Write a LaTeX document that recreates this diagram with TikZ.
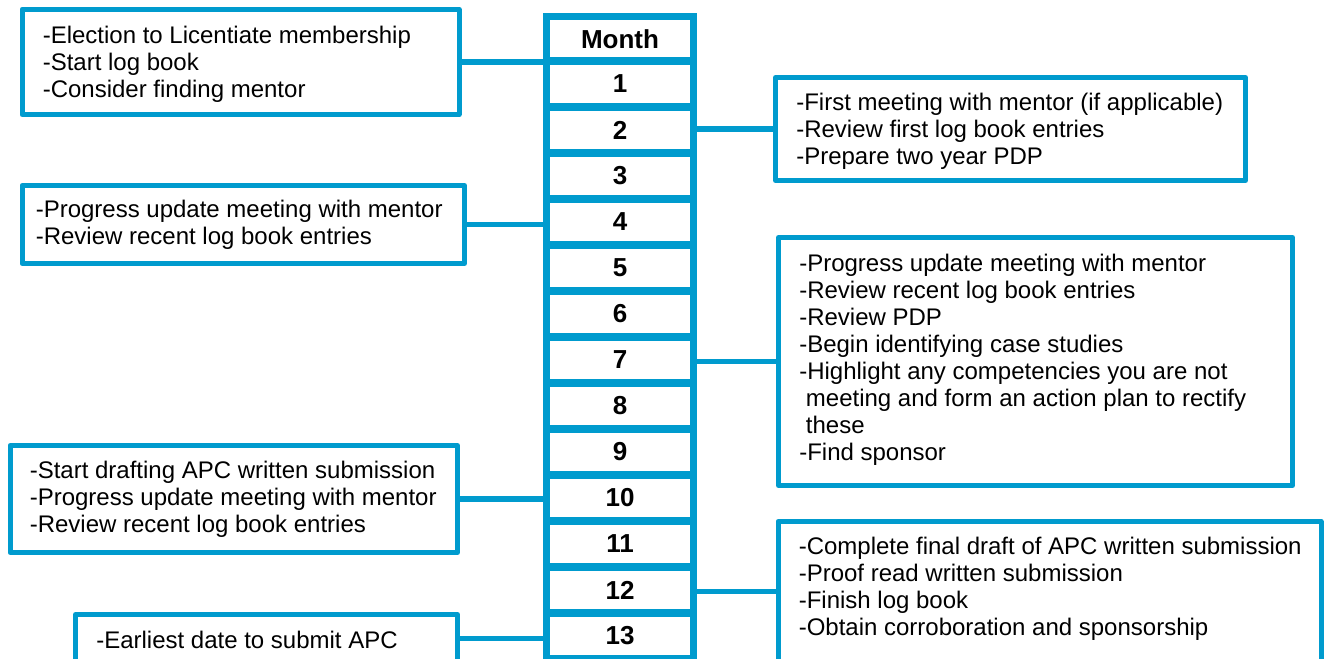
\documentclass[tikz,border=0pt]{standalone}
\usepackage{fontspec}
\setmainfont{Liberation Sans}
\definecolor{apcblue}{RGB}{0,155,206}

\begin{document}
\begin{tikzpicture}[x=0.75pt,y=-0.75pt,
  cell/.style={draw=apcblue, line width=5.6pt, minimum width=109.875pt,
    minimum height=34.5pt, inner sep=0pt,
    font=\fontsize{19.5pt}{22pt}\selectfont\bfseries},
  note/.style={draw=apcblue, line width=3.75pt, line join=round, inner sep=0pt},
  words/.style={anchor=west, align=left, inner sep=0pt,
    font=\fontsize{18pt}{20.25pt}\selectfont},
  link/.style={draw=apcblue, line width=4pt}]

\useasboundingbox (0,0) rectangle (1330,659);
\clip (0,0) rectangle (1330,659);

% month column
\node[cell, minimum height=33.1875pt] (m0) at (620,38.875) {Month};
\foreach \k in {1,...,13}
  \node[cell] (m\k) at (620,{84+46*(\k-1)}) {\k};

% frames of the notes, left side
\node[note, minimum width=327.75pt, minimum height=79.125pt] (b1) at (240.5,62) {};
\node[note, minimum width=331.875pt, minimum height=58.5pt] (b3) at (243.25,224.5) {};
\node[note, minimum width=335.625pt, minimum height=80.25pt] (b5) at (233.75,499) {};
\node[note, minimum width=286.5pt, minimum height=35.625pt] (b6) at (266.5,638.25) {};

% frames of the notes, right side
\node[note, minimum width=352.5pt, minimum height=77.25pt] (b2) at (1010.5,129) {};
\node[note, minimum width=385.5pt, minimum height=186pt] (b4) at (1035.5,361.5) {};
\node[note, minimum width=407.25pt, minimum height=105.375pt] (b7) at (1049.5,591.75) {};

% texts of the notes
\node[words] (t1) at ([xshift=17.25pt,yshift=-1.5pt]b1.west)
  {-Election to Licentiate membership\\-Start log book\\-Consider finding mentor};
\node[words] (t3) at ([xshift=12pt]b3.west)
  {-Progress update meeting with mentor\\-Review recent log book entries};
\node[words] (t5) at ([xshift=16.5pt]b5.west)
  {-Start drafting APC written submission\\-Progress update meeting with mentor\\-Review recent log book entries};
\node[words] (t6) at ([xshift=17.25pt,yshift=-1pt]b6.west)
  {-Earliest date to submit APC};
\node[words] (t2) at ([xshift=17.25pt,yshift=-2pt]b2.west)
  {-First meeting with mentor (if applicable)\\-Review first log book entries\\-Prepare two year PDP};
\node[words] (t4) at ([xshift=17.25pt,yshift=1.5pt]b4.west)
  {-Progress update meeting with mentor\\-Review recent log book entries\\-Review PDP\\-Begin identifying case studies\\-Highlight any competencies you are not\\\hspace*{0.278em}meeting and form an action plan to rectify\\\hspace*{0.278em}these\\-Find sponsor};
\node[words] (t7) at ([xshift=17.25pt,yshift=2pt]b7.west)
  {-Complete final draft of APC written submission\\-Proof read written submission\\-Finish log book\\-Obtain corroboration and sponsorship};

% connectors
\draw[link] (b1.east) -- (b1.east -| m0.west);
\draw[link] (b3.east) -- (b3.east -| m4.west);
\draw[link] (b5.east) -- (b5.east -| m10.west);
\draw[link] (b6.east) -- (b6.east -| m13.west);
\draw[link] (b2.west) -- (b2.west -| m2.east);
\draw[link] (b4.west) -- (b4.west -| m7.east);
\draw[link] (b7.west) -- (b7.west -| m12.east);
\end{tikzpicture}
\end{document}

#### [Set task]
From the material above, reproduce everything verbatim except the pictures.

#### [The answer]
Write a LaTeX document that recreates this diagram with TikZ.
\documentclass[tikz,border=0pt]{standalone}
\usepackage{fontspec}
\setmainfont{Liberation Sans}
\definecolor{apcblue}{RGB}{0,155,206}

\begin{document}
\begin{tikzpicture}[x=0.75pt,y=-0.75pt,
  cell/.style={draw=apcblue, line width=5.6pt, minimum width=109.875pt,
    minimum height=34.5pt, inner sep=0pt,
    font=\fontsize{19.5pt}{22pt}\selectfont\bfseries},
  note/.style={draw=apcblue, line width=3.75pt, line join=round, inner sep=0pt},
  words/.style={anchor=west, align=left, inner sep=0pt,
    font=\fontsize{18pt}{20.25pt}\selectfont},
  link/.style={draw=apcblue, line width=4pt}]

\useasboundingbox (0,0) rectangle (1330,659);
\clip (0,0) rectangle (1330,659);

% month column
\node[cell, minimum height=33.1875pt] (m0) at (620,38.875) {Month};
\foreach \k in {1,...,13}
  \node[cell] (m\k) at (620,{84+46*(\k-1)}) {\k};

% frames of the notes, left side
\node[note, minimum width=327.75pt, minimum height=79.125pt] (b1) at (240.5,62) {};
\node[note, minimum width=331.875pt, minimum height=58.5pt] (b3) at (243.25,224.5) {};
\node[note, minimum width=335.625pt, minimum height=80.25pt] (b5) at (233.75,499) {};
\node[note, minimum width=286.5pt, minimum height=35.625pt] (b6) at (266.5,638.25) {};

% frames of the notes, right side
\node[note, minimum width=352.5pt, minimum height=77.25pt] (b2) at (1010.5,129) {};
\node[note, minimum width=385.5pt, minimum height=186pt] (b4) at (1035.5,361.5) {};
\node[note, minimum width=407.25pt, minimum height=105.375pt] (b7) at (1049.5,591.75) {};

% texts of the notes
\node[words] (t1) at ([xshift=17.25pt,yshift=-1.5pt]b1.west)
  {-Election to Licentiate membership\\-Start log book\\-Consider finding mentor};
\node[words] (t3) at ([xshift=12pt]b3.west)
  {-Progress update meeting with mentor\\-Review recent log book entries};
\node[words] (t5) at ([xshift=16.5pt]b5.west)
  {-Start drafting APC written submission\\-Progress update meeting with mentor\\-Review recent log book entries};
\node[words] (t6) at ([xshift=17.25pt,yshift=-1pt]b6.west)
  {-Earliest date to submit APC};
\node[words] (t2) at ([xshift=17.25pt,yshift=-2pt]b2.west)
  {-First meeting with mentor (if applicable)\\-Review first log book entries\\-Prepare two year PDP};
\node[words] (t4) at ([xshift=17.25pt,yshift=1.5pt]b4.west)
  {-Progress update meeting with mentor\\-Review recent log book entries\\-Review PDP\\-Begin identifying case studies\\-Highlight any competencies you are not\\\hspace*{0.278em}meeting and form an action plan to rectify\\\hspace*{0.278em}these\\-Find sponsor};
\node[words] (t7) at ([xshift=17.25pt,yshift=2pt]b7.west)
  {-Complete final draft of APC written submission\\-Proof read written submission\\-Finish log book\\-Obtain corroboration and sponsorship};

% connectors
\draw[link] (b1.east) -- (b1.east -| m0.west);
\draw[link] (b3.east) -- (b3.east -| m4.west);
\draw[link] (b5.east) -- (b5.east -| m10.west);
\draw[link] (b6.east) -- (b6.east -| m13.west);
\draw[link] (b2.west) -- (b2.west -| m2.east);
\draw[link] (b4.west) -- (b4.west -| m7.east);
\draw[link] (b7.west) -- (b7.west -| m12.east);
\end{tikzpicture}
\end{document}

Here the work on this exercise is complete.